* [PROBLEM REQUIREMENTS]: Any pictures should be left out; please print exactly the lines between the line with "Emit a web page" and the line with "d3.scaleSqrt().domain([0, d3.max(bubbleSize)]).range([0, 21]);", inclusive.

□ □ □ □ □

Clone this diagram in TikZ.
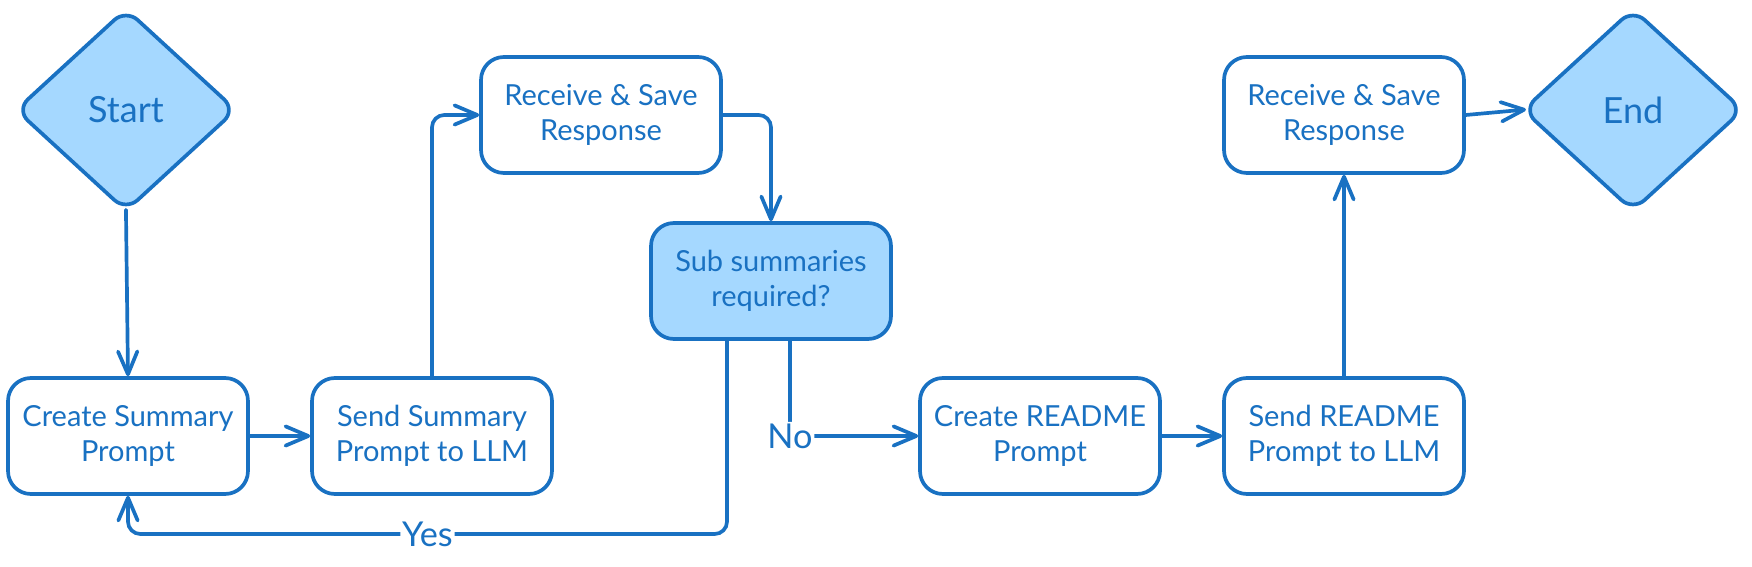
\documentclass[tikz,border=0pt]{standalone}
\usepackage{fontspec}
\setmainfont{Lato}
\usetikzlibrary{arrows.meta, positioning, shapes.geometric, calc}
\definecolor{inkblue}{HTML}{1971C2}
\definecolor{fillblue}{HTML}{A5D8FF}

\begin{document}
\begin{tikzpicture}[x=0.02cm, y=-0.02cm]
    % Define styles
    \tikzstyle{stepbox} = [rectangle, draw=inkblue, line width=2.1pt, rounded corners=13pt, minimum width=4.8cm, minimum height=2.32cm, align=center, text=inkblue, fill=white, font=\fontsize{16.5}{19.8}\selectfont]
    \tikzstyle{decision} = [stepbox, fill=fillblue]
    \tikzstyle{terminal} = [diamond, draw=inkblue, line width=2.1pt, rounded corners=9pt, minimum width=4.42cm, minimum height=4.06cm, inner sep=0pt, fill=fillblue, text=inkblue, font=\fontsize{20.5}{24}\selectfont]
    \tikzstyle{line} = [draw=inkblue, line width=2.1pt, line cap=round, rounded corners=7pt, -{Straight Barb[length=13pt, width=11pt, round]}]
    \tikzstyle{answer} = [fill=white, inner sep=1pt, text=inkblue, font=\fontsize{19.5}{23}\selectfont]

    \useasboundingbox (0,0) rectangle (1752,567);

    % Start and end
    \node[terminal] (start) at (126,110) {Start};
    \node[terminal] (end) at (1633,110) {End};

    % Summary steps
    \node[stepbox] (csum) at (128,436) {Create Summary\\Prompt};
    \node[stepbox] (ssum) at (432,436) {Send Summary\\Prompt to LLM};
    \node[stepbox] (rec1) at (601,115) {Receive \& Save\\Response};
    \node[decision] (sub) at (771,281) {Sub summaries\\required?};

    % README steps
    \node[stepbox] (crd) at (1040,436) {Create README\\Prompt};
    \node[stepbox] (srd) at (1344,436) {Send README\\Prompt to LLM};
    \node[stepbox] (rec2) at (1344,115) {Receive \& Save\\Response};

    % Helper points below the decision
    \coordinate (yesdrop) at ([xshift=-0.88cm]sub.south);
    \coordinate (nodrop) at ([xshift=0.38cm]sub.south);
    \coordinate (yesrow) at (0,534);

    % Connections
    \draw[line, shorten <=-2pt] (start.south) -- (csum.north);
    \draw[line] (csum.east) -- (ssum.west);
    \draw[line] (ssum.north) |- (rec1.west);
    \draw[line] (rec1.east) -| (sub.north);

    % Yes loops back, No goes on
    \draw[line] (yesdrop) -- (yesdrop |- yesrow) -- node[answer] {Yes} (csum.south |- yesrow) -- (csum.south);
    \draw[line] (nodrop) |- node[answer, pos=0.5] {No} (crd.west);

    \draw[line] (crd.east) -- (srd.west);
    \draw[line] (srd.north) -- (rec2.south);
    \draw[line, shorten >=-3pt] (rec2.east) -- (end.west);
\end{tikzpicture}
\end{document}
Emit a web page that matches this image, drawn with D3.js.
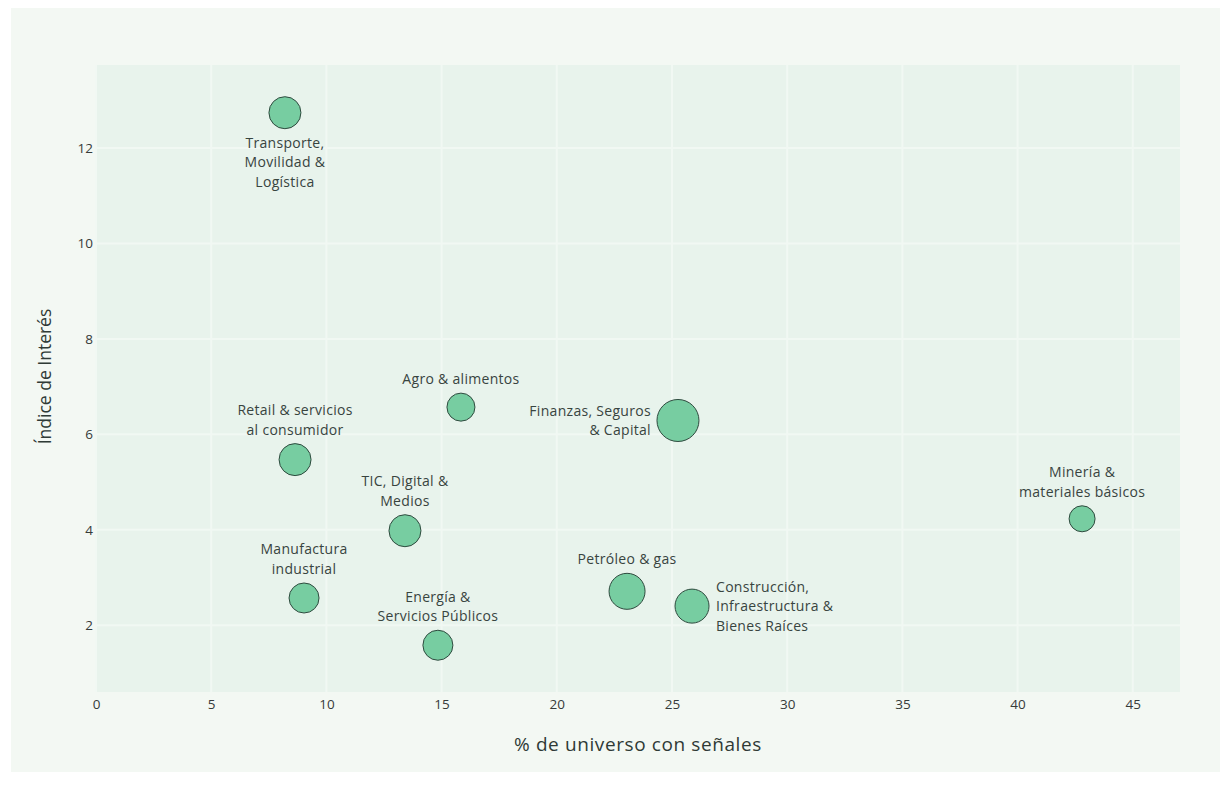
<!DOCTYPE html>
<html>
<head>
<meta charset="utf-8">
<script src="https://cdn.jsdelivr.net/npm/d3@7"></script>
<style>
  body { margin: 0; background: #ffffff; }
  text { font-family: "Open Sans", "Noto Sans", sans-serif; }
</style>
</head>
<body>
<script>
const width = 1229;
const height = 800;

// data
const sectors = [
  "Transporte,|Movilidad &|Logística",
  "Retail & servicios|al consumidor",
  "Agro & alimentos",
  "Finanzas, Seguros|& Capital",
  "TIC, Digital &|Medios",
  "Manufactura|industrial",
  "Energía &|Servicios Públicos",
  "Petróleo & gas",
  "Construcción,|Infraestructura &|Bienes Raíces",
  "Minería &|materiales básicos"
];
const pctUniverse = [8.2, 8.64, 15.84, 25.26, 13.41, 9.03, 14.84, 23.05, 25.87, 42.8];
const interestIndex = [12.74, 5.47, 6.57, 6.29, 3.98, 2.57, 1.58, 2.71, 2.40, 4.23];
const bubbleSize = [256, 256, 196, 441, 256, 225, 225, 324, 289, 169];
const labelSide = ["bottom", "top", "top", "left", "top", "top", "top", "top", "right", "top"];
const xTicks = [0, 5, 10, 15, 20, 25, 30, 35, 40, 45];
const yTicks = [2, 4, 6, 8, 10, 12];

const margin = { top: 65, right: 49, bottom: 108, left: 96 };
const plotW = width - margin.left - margin.right;
const plotH = height - margin.top - margin.bottom;

const svg = d3.select("body").append("svg")
  .attr("width", width)
  .attr("height", height);

// outer panel
svg.append("rect")
  .attr("x", 11).attr("y", 8)
  .attr("width", 1209).attr("height", 764)
  .attr("fill", "#f3f8f3");

const g = svg.append("g")
  .attr("transform", `translate(${margin.left},${margin.top})`);

const x = d3.scaleLinear().domain([0, 47.05]).range([0, plotW]);
const y = d3.scaleLinear().domain([0.6, 13.74]).range([plotH, 0]);
const r = d3.scaleSqrt().domain([0, d3.max(bubbleSize)]).range([0, 21]);

g.append("rect")
  .attr("width", plotW).attr("height", plotH)
  .attr("fill", "#e8f3ec");

// grid
g.append("g")
  .selectAll("line")
  .data(xTicks)
  .join("line")
  .attr("x1", d => x(d)).attr("x2", d => x(d))
  .attr("y1", 0).attr("y2", plotH)
  .attr("stroke", "#f1f8f3")
  .attr("stroke-width", 2);

g.append("g")
  .selectAll("line")
  .data(yTicks)
  .join("line")
  .attr("x1", 0).attr("x2", plotW)
  .attr("y1", d => y(d)).attr("y2", d => y(d))
  .attr("stroke", "#f1f8f3")
  .attr("stroke-width", 2);

// axes
const xAxis = g.append("g")
  .attr("transform", `translate(0,${plotH})`)
  .call(d3.axisBottom(x).tickValues(xTicks).tickSize(0).tickPadding(7));
const yAxis = g.append("g")
  .call(d3.axisLeft(y).tickValues(yTicks).tickSize(0).tickPadding(3));

[xAxis, yAxis].forEach(a => {
  a.select(".domain").remove();
  a.selectAll("text")
    .attr("fill", "#363b39")
    .style("font-size", "13.5px")
    .style("font-family", "'Open Sans', sans-serif");
});

// axis titles
svg.append("text")
  .attr("x", margin.left + plotW / 2)
  .attr("y", 751)
  .attr("text-anchor", "middle")
  .attr("fill", "#2f3a36")
  .style("font-size", "19px")
  .style("letter-spacing", "0.6px")
  .text("% de universo con señales");

svg.append("text")
  .attr("transform", `translate(51,${margin.top + plotH / 2 - 2}) rotate(-90)`)
  .attr("text-anchor", "middle")
  .attr("fill", "#2f3a36")
  .style("font-size", "17.5px")
  .text("Índice de Interés");

const data = sectors.map((s, i) => ({
  name: s,
  x: pctUniverse[i],
  y: interestIndex[i],
  size: bubbleSize[i],
  side: labelSide[i]
}));

// bubbles
g.append("g")
  .selectAll("circle")
  .data(data)
  .join("circle")
  .attr("cx", d => x(d.x))
  .attr("cy", d => y(d.y))
  .attr("r", d => r(d.size))
  .attr("fill", "#77cda1")
  .attr("stroke", "#2e4a3e")
  .attr("stroke-width", 1);

// labels
const lineH = 19.5;
const labels = g.append("g")
  .selectAll("text")
  .data(data)
  .join("text")
  .attr("fill", "#38443f")
  .style("font-size", "14px")
  .style("letter-spacing", "0.3px")
  .attr("text-anchor", d => d.side === "left" ? "end" : d.side === "right" ? "start" : "middle");

labels.each(function (d) {
  const lines = d.name.split("|");
  const cx = x(d.x), cy = y(d.y), rad = r(d.size);
  let x0 = cx, y0;
  if (d.side === "top") {
    y0 = cy - rad - 9 - (lines.length - 1) * lineH;
  } else if (d.side === "bottom") {
    y0 = cy + rad + 19;
  } else {
    x0 = d.side === "left" ? cx - rad - 6 : cx + rad + 7;
    y0 = cy + 5 - (lines.length - 1) * lineH / 2;
  }
  d3.select(this).selectAll("tspan")
    .data(lines)
    .join("tspan")
    .attr("x", x0)
    .attr("y", (l, i) => y0 + i * lineH)
    .text(l => l);
});
</script>
</body>
</html>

□ □ □ □ □

* [EXERCISE RESULT]:
Emit a web page that matches this image, drawn with D3.js.
<!DOCTYPE html>
<html>
<head>
<meta charset="utf-8">
<script src="https://cdn.jsdelivr.net/npm/d3@7"></script>
<style>
  body { margin: 0; background: #ffffff; }
  text { font-family: "Open Sans", "Noto Sans", sans-serif; }
</style>
</head>
<body>
<script>
const width = 1229;
const height = 800;

// data
const sectors = [
  "Transporte,|Movilidad &|Logística",
  "Retail & servicios|al consumidor",
  "Agro & alimentos",
  "Finanzas, Seguros|& Capital",
  "TIC, Digital &|Medios",
  "Manufactura|industrial",
  "Energía &|Servicios Públicos",
  "Petróleo & gas",
  "Construcción,|Infraestructura &|Bienes Raíces",
  "Minería &|materiales básicos"
];
const pctUniverse = [8.2, 8.64, 15.84, 25.26, 13.41, 9.03, 14.84, 23.05, 25.87, 42.8];
const interestIndex = [12.74, 5.47, 6.57, 6.29, 3.98, 2.57, 1.58, 2.71, 2.40, 4.23];
const bubbleSize = [256, 256, 196, 441, 256, 225, 225, 324, 289, 169];
const labelSide = ["bottom", "top", "top", "left", "top", "top", "top", "top", "right", "top"];
const xTicks = [0, 5, 10, 15, 20, 25, 30, 35, 40, 45];
const yTicks = [2, 4, 6, 8, 10, 12];

const margin = { top: 65, right: 49, bottom: 108, left: 96 };
const plotW = width - margin.left - margin.right;
const plotH = height - margin.top - margin.bottom;

const svg = d3.select("body").append("svg")
  .attr("width", width)
  .attr("height", height);

// outer panel
svg.append("rect")
  .attr("x", 11).attr("y", 8)
  .attr("width", 1209).attr("height", 764)
  .attr("fill", "#f3f8f3");

const g = svg.append("g")
  .attr("transform", `translate(${margin.left},${margin.top})`);

const x = d3.scaleLinear().domain([0, 47.05]).range([0, plotW]);
const y = d3.scaleLinear().domain([0.6, 13.74]).range([plotH, 0]);
const r = d3.scaleSqrt().domain([0, d3.max(bubbleSize)]).range([0, 21]);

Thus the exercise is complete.